Task brief: Below are records. Copy every line with "that" in it.

------------------------------

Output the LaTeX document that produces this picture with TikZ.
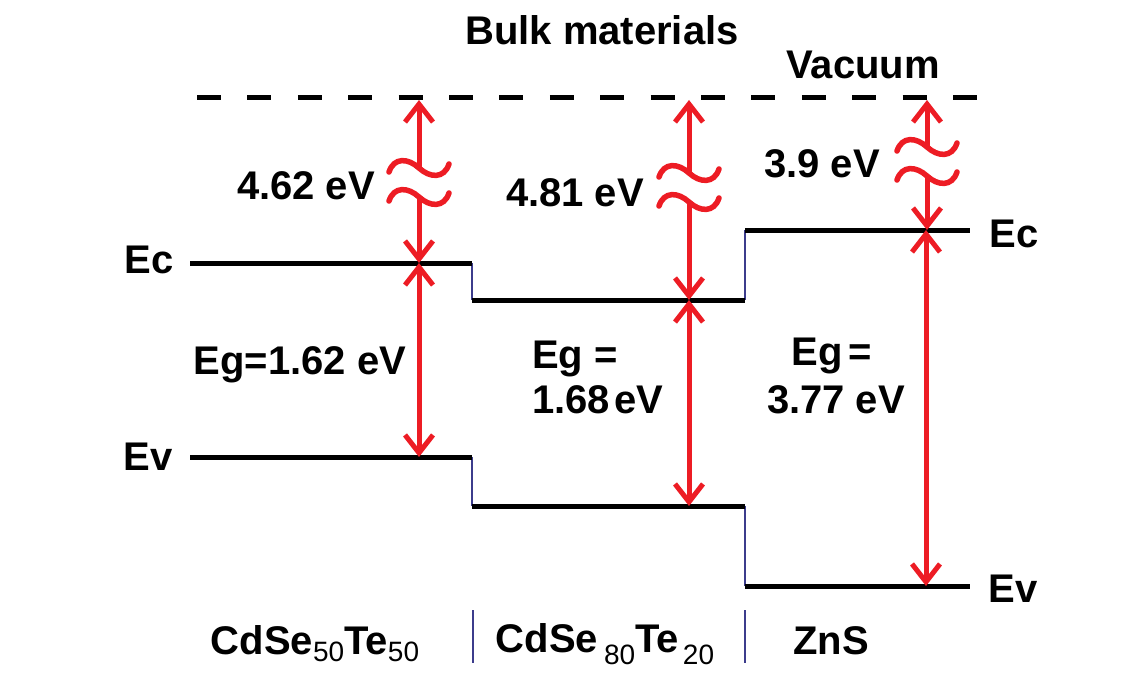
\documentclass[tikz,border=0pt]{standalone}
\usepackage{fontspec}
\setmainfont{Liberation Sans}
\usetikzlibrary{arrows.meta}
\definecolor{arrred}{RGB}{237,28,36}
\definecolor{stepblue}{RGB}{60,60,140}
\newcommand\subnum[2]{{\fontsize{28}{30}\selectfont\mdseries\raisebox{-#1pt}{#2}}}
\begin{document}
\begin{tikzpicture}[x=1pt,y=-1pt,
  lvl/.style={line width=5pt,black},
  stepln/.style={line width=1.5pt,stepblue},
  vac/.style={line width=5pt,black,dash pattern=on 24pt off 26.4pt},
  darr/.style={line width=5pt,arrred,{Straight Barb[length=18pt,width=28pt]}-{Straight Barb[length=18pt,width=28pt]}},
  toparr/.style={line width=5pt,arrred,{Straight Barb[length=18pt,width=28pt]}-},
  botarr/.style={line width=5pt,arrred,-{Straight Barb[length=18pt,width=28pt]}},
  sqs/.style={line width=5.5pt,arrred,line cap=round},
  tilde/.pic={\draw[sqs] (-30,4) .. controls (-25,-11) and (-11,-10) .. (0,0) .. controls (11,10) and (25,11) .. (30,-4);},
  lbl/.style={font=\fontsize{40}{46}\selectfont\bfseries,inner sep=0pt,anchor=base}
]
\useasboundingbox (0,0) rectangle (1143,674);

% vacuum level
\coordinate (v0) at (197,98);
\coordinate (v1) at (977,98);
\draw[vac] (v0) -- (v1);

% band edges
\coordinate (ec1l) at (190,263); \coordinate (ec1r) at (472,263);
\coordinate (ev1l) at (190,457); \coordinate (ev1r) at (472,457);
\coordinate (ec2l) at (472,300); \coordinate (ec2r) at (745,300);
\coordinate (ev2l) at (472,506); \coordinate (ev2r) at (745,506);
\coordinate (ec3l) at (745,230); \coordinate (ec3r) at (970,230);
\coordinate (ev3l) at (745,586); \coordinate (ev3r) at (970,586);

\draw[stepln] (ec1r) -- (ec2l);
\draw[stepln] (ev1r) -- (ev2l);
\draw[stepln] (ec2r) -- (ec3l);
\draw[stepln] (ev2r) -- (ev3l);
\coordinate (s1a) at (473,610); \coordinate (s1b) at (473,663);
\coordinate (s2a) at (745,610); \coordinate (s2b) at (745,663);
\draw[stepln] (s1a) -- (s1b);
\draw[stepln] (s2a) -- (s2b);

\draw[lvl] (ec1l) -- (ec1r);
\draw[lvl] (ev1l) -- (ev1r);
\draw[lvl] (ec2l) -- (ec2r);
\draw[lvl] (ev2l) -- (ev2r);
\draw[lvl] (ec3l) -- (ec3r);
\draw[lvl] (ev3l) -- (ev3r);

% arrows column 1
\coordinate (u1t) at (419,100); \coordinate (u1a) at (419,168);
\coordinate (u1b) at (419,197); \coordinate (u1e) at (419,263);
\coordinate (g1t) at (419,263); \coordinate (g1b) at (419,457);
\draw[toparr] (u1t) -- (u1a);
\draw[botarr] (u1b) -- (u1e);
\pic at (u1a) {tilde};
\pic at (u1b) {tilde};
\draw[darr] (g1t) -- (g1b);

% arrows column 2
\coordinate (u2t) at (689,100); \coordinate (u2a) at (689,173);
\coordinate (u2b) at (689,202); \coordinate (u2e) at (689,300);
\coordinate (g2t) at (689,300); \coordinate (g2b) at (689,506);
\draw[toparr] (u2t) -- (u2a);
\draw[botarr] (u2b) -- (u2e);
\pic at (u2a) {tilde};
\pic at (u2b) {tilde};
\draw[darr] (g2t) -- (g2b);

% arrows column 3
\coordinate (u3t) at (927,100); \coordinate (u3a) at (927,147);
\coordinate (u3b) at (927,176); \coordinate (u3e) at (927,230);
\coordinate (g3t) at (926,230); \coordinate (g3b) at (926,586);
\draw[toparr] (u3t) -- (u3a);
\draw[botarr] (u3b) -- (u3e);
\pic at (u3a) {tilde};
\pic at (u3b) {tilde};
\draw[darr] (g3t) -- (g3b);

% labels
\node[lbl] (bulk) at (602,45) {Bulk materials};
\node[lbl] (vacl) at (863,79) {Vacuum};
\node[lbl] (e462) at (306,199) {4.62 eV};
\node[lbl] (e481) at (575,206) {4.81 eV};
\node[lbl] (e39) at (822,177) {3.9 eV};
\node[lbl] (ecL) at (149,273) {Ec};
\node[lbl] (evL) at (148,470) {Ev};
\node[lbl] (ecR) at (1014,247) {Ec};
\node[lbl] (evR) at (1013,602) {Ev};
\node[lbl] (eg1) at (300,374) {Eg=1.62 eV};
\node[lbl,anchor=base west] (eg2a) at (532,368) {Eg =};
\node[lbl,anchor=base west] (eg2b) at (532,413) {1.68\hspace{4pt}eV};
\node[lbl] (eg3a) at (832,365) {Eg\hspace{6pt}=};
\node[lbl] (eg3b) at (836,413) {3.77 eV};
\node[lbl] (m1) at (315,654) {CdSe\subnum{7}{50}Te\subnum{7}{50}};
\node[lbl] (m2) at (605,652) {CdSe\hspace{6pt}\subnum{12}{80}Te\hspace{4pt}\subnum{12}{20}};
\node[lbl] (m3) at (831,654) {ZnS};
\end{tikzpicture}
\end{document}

------------------------------

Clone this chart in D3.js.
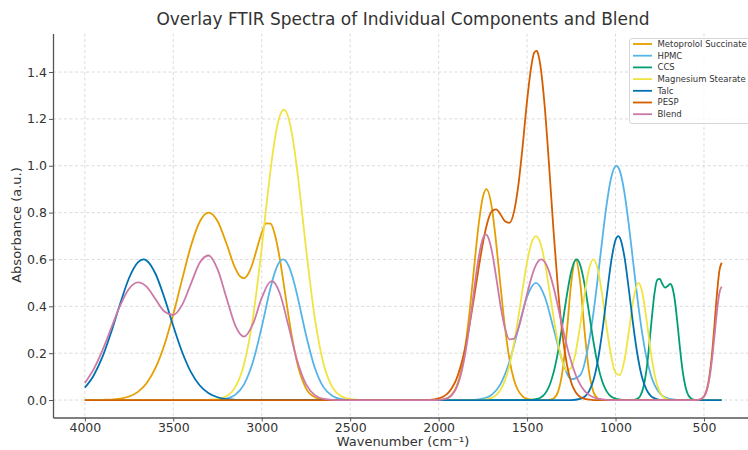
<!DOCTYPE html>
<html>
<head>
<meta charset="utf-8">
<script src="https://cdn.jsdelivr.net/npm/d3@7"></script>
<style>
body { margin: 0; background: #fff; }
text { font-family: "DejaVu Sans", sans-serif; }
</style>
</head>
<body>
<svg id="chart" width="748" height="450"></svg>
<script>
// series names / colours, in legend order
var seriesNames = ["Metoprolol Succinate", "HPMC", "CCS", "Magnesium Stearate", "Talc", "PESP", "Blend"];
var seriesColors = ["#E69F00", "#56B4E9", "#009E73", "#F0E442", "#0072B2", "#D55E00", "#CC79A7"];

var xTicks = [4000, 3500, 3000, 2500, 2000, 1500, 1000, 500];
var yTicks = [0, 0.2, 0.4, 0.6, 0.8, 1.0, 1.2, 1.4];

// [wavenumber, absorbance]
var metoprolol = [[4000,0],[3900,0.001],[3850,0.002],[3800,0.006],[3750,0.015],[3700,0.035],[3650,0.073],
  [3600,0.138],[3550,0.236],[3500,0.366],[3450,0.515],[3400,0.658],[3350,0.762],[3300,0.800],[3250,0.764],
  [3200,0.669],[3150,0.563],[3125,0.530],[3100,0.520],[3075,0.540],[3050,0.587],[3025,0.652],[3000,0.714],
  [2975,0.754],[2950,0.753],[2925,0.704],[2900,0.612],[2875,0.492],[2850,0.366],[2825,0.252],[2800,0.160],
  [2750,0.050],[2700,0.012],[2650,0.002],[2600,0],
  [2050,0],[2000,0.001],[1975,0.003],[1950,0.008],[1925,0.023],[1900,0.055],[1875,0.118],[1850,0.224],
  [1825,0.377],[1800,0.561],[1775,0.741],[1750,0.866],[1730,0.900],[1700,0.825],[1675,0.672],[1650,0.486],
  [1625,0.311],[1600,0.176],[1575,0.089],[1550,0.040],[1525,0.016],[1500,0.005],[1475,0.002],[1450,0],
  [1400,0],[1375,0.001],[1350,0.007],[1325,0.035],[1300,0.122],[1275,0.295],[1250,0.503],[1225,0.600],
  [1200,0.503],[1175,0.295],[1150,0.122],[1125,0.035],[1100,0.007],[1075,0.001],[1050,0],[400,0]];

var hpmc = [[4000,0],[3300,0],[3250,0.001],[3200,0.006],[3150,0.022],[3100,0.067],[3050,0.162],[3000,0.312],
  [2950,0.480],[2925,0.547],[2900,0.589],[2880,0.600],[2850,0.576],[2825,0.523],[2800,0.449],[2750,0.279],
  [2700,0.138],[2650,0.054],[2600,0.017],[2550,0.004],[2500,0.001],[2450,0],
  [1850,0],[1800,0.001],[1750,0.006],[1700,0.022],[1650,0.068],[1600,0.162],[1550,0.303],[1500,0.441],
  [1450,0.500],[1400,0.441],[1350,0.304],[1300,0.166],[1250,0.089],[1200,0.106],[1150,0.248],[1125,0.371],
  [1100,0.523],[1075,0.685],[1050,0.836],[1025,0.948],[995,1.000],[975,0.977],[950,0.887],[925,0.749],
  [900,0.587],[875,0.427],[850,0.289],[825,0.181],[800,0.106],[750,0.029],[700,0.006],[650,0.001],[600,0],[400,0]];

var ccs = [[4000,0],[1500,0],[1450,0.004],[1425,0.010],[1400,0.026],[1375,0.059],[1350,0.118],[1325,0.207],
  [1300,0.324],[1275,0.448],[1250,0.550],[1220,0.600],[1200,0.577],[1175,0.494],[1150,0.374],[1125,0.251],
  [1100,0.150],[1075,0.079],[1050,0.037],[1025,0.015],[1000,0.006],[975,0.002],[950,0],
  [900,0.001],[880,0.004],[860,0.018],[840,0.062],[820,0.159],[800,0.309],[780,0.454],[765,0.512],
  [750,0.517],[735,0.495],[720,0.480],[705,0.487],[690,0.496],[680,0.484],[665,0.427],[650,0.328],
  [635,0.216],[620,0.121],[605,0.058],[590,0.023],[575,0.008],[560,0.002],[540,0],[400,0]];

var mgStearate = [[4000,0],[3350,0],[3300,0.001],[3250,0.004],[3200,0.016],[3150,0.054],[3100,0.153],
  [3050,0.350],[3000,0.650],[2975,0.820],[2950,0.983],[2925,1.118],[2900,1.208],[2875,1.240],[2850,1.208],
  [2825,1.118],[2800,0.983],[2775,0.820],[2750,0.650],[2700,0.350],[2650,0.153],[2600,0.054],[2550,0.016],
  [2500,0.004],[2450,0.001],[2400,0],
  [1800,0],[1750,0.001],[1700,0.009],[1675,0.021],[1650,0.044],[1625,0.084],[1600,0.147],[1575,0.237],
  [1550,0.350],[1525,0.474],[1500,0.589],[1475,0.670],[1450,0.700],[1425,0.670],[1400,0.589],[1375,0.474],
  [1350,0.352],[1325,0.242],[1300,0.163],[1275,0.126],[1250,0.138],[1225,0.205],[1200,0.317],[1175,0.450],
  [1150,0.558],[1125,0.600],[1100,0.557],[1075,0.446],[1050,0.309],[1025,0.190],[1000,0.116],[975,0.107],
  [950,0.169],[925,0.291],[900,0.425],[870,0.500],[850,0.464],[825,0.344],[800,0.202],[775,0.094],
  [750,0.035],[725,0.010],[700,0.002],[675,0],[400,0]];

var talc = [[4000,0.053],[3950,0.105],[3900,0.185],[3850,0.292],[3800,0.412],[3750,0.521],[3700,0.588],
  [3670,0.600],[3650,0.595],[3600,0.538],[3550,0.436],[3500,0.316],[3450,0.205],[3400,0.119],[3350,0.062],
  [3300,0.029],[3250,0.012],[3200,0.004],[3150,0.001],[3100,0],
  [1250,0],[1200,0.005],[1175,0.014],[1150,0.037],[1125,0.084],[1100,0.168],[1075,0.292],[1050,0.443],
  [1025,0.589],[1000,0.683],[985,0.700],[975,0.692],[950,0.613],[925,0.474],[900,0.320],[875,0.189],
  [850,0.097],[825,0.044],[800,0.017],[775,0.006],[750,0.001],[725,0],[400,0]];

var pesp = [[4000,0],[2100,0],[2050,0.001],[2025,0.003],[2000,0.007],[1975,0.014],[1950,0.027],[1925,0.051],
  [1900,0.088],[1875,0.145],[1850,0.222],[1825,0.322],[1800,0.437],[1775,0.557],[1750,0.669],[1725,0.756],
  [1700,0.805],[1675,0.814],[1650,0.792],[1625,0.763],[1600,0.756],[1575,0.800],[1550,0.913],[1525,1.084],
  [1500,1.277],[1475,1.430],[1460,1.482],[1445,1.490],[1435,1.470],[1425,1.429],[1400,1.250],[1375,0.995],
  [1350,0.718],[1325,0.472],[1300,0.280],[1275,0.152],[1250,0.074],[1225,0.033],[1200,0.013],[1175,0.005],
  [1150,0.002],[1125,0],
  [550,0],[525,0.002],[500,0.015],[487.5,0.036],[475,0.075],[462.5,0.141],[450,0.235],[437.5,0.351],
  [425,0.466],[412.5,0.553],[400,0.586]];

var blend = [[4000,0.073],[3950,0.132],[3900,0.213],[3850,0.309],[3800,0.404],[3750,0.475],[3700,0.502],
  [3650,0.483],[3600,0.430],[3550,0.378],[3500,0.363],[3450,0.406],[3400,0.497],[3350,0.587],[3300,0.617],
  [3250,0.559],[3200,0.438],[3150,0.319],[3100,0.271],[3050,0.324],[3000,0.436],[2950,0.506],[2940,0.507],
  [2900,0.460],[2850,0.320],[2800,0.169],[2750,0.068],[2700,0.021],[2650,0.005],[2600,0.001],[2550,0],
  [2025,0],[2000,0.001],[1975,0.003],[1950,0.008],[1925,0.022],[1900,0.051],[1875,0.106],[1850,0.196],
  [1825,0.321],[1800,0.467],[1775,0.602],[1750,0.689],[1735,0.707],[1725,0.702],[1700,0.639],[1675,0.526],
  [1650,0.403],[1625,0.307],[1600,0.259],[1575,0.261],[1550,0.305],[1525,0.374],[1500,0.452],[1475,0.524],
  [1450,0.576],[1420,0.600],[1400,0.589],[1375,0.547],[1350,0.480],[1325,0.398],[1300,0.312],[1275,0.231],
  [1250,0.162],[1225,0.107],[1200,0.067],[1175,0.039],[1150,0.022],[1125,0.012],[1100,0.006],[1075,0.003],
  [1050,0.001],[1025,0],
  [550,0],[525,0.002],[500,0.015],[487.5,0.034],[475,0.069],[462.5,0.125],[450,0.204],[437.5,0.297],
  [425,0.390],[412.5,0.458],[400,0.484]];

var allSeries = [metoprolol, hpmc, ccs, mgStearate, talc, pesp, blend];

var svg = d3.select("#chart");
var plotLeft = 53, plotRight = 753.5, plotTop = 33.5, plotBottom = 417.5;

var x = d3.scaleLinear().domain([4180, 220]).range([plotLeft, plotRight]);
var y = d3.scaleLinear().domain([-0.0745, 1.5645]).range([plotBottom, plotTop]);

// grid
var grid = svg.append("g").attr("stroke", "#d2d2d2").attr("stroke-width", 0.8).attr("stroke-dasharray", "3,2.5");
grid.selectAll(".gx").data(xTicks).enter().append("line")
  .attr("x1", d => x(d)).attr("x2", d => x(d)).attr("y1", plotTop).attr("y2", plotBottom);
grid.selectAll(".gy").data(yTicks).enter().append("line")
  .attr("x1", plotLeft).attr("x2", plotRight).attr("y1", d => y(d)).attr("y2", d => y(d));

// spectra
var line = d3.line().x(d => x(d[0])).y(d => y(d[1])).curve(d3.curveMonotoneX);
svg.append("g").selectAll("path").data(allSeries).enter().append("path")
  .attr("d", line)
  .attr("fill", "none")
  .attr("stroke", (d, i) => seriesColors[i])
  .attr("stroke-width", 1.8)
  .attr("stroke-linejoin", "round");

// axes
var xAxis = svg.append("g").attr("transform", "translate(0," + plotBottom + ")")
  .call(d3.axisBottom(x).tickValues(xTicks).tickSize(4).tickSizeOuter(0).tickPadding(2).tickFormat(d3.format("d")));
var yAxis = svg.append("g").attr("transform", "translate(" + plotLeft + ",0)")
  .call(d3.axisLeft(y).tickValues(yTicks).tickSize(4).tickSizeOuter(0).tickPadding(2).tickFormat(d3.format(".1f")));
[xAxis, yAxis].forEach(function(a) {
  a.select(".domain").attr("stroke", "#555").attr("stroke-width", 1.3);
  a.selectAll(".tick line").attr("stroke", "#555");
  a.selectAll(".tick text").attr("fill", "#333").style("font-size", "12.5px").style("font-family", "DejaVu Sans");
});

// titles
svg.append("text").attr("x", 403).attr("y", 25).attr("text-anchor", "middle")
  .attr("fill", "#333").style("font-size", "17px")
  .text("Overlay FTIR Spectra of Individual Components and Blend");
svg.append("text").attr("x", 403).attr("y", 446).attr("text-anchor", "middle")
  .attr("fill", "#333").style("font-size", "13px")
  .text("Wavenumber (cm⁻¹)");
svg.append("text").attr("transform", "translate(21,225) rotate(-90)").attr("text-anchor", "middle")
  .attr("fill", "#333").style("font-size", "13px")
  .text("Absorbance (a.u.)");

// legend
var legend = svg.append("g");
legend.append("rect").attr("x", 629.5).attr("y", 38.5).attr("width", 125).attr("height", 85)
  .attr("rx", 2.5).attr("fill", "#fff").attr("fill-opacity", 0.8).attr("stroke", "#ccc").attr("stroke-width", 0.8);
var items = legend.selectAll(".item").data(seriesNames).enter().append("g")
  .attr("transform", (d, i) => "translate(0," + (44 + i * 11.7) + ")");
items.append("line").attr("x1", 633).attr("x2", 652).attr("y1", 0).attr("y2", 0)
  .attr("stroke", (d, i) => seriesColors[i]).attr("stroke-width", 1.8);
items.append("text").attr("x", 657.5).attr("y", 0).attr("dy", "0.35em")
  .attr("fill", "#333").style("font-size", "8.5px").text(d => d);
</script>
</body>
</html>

------------------------------

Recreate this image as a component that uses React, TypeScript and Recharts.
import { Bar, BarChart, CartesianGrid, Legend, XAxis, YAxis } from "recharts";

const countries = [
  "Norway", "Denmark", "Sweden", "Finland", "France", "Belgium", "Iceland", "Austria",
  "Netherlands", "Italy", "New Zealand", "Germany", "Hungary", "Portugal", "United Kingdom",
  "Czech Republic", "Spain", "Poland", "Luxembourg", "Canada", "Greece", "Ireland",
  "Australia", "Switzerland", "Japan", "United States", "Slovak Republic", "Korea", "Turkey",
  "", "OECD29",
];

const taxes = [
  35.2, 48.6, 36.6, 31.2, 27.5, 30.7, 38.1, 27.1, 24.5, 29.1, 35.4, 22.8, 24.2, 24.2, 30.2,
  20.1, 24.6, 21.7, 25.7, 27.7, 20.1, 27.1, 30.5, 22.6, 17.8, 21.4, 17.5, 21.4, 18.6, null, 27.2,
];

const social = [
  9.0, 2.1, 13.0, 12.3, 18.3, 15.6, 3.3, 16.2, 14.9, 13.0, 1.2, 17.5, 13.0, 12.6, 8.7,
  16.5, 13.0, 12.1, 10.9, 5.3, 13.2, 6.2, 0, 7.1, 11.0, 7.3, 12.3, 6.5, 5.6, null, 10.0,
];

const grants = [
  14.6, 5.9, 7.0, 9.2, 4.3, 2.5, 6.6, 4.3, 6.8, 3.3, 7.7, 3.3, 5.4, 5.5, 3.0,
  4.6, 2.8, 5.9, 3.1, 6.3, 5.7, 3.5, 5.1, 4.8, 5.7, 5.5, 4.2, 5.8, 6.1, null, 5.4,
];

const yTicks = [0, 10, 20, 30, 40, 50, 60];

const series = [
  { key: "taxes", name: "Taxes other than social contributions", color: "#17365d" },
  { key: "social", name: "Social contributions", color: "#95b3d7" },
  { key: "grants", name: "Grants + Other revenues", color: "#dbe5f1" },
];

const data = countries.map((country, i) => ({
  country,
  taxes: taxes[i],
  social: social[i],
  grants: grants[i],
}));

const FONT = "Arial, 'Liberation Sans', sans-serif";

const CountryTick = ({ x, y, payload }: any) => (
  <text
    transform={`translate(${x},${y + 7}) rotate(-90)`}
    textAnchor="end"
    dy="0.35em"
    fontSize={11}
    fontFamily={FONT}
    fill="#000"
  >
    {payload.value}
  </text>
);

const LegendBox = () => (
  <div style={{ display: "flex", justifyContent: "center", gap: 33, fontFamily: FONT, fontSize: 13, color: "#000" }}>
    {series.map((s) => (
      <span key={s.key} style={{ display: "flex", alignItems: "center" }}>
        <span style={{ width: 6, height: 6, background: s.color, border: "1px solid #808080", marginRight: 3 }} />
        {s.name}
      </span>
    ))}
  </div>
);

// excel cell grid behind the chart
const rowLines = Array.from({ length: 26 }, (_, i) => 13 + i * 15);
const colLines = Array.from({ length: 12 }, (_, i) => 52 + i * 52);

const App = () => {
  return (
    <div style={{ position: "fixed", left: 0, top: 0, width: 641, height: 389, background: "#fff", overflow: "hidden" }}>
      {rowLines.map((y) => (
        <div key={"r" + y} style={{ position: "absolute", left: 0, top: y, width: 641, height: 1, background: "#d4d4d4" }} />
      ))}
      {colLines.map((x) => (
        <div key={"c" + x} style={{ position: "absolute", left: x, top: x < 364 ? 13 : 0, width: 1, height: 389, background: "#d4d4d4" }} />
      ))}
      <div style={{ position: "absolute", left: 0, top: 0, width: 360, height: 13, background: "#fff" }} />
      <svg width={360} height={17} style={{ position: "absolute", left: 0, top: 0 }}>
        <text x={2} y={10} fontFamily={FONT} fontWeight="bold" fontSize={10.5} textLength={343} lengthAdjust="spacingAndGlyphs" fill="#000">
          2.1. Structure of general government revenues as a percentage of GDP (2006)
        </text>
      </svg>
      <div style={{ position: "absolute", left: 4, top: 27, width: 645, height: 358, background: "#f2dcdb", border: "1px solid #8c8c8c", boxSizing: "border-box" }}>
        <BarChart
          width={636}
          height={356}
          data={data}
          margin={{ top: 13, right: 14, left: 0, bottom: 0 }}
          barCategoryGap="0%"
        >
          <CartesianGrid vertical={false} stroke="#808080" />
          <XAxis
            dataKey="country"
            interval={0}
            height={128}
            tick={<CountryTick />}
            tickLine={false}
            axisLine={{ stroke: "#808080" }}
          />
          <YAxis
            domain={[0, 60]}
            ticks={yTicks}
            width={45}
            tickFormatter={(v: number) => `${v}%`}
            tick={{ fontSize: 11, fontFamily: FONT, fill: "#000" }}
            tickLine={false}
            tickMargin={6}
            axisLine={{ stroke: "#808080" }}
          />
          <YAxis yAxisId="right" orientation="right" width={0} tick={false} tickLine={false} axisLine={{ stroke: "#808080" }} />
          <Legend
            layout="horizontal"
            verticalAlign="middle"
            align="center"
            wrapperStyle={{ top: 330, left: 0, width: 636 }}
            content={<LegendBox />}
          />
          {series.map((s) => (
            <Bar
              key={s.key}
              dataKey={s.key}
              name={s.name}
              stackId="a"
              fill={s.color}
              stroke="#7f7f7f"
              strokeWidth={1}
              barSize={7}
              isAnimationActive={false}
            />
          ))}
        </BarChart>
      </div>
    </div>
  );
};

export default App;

------------------------------

Complete output:
Output the LaTeX document that produces this picture with TikZ.
Recreate this image as a component that uses React, TypeScript and Recharts.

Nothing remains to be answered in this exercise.